Pop music delivers simple pleasures. With a lot of pop, they’re pleasures that resemble things like eating fast food or watching television. But on this album, songs like “Alone” imitate different pleasures: the experience of standing on a beach and losing a train of thought while staring at the ocean. “Alone” consists of a single rhyming couplet; it’s a compressed piece of poetry, but the song doesn’t submit itself to the lyrics. While Ottesen repeats the two lines at his characteristically measured pace, cascades of layered violins and wordless vocals fade in from silence, intensify, and drown them.

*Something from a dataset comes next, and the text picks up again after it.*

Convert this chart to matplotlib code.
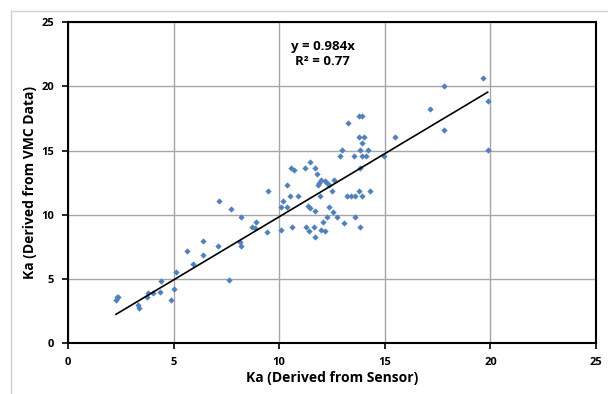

Ottesen features his voice prominently on this record; his functional and unassuming guitar, piano, and toy piano accompaniments don’t ever rise up to challenge it. It’s the tension between the words (the passages of compressed, meditative poetry) and the not-words (the layered, contrapuntal walls of wordless oohs and aahs) that sheds light on the work as a whole. Just like the album’s cover, which is neither a picture of trees nor a picture of the sun, this album, while it expresses a lot through poetry, never gives it the upper hand over the music. The wordless refrain in “Still” relieves the song of its heavy imagery, reminding the listener not to try to resolve imagery, but to look through it instead. The odd meter sections of “Mockingbird” provides a subtle contrast to the rest of the song’s Zen-like simplicity, combining the asymmetrical and the hypnotic. And the coda of “December 16″ illuminates a strain of optimism that had been hiding between the lines of its verses. The pleasures here are simple, but the music’s inner dialectic makes them difficult to assimilate, and even more difficult to express.
Ottesen’s musical influences don’t strain to hide themselves: there’s some Brian Wilson in here, giving the musical architecture its distinct baroque edge, and probably some Elliott Smith too, whispering honesty directly into the listener’s ear instead of losing its composure and overstating its case. But this album isn’t steeped in the details of its creator’s past listening patterns; it’s steeped in its creator’s relationship to silence and solitude. You can see it in the detached self-abnegation of “Mockingbird” (“there’s no ‘I’ sitting here, watching you…”), and in the stark, unstrained empathy in “You Loved Him So.” There is pop that placates, and pop that pleads, but Ottesen’s pop engages. It’s a reaching out that isn’t tainted by desperation or mixed motives, a reaching out that implicitly demands as much patience and inner stillness from the listener as it contains within itself.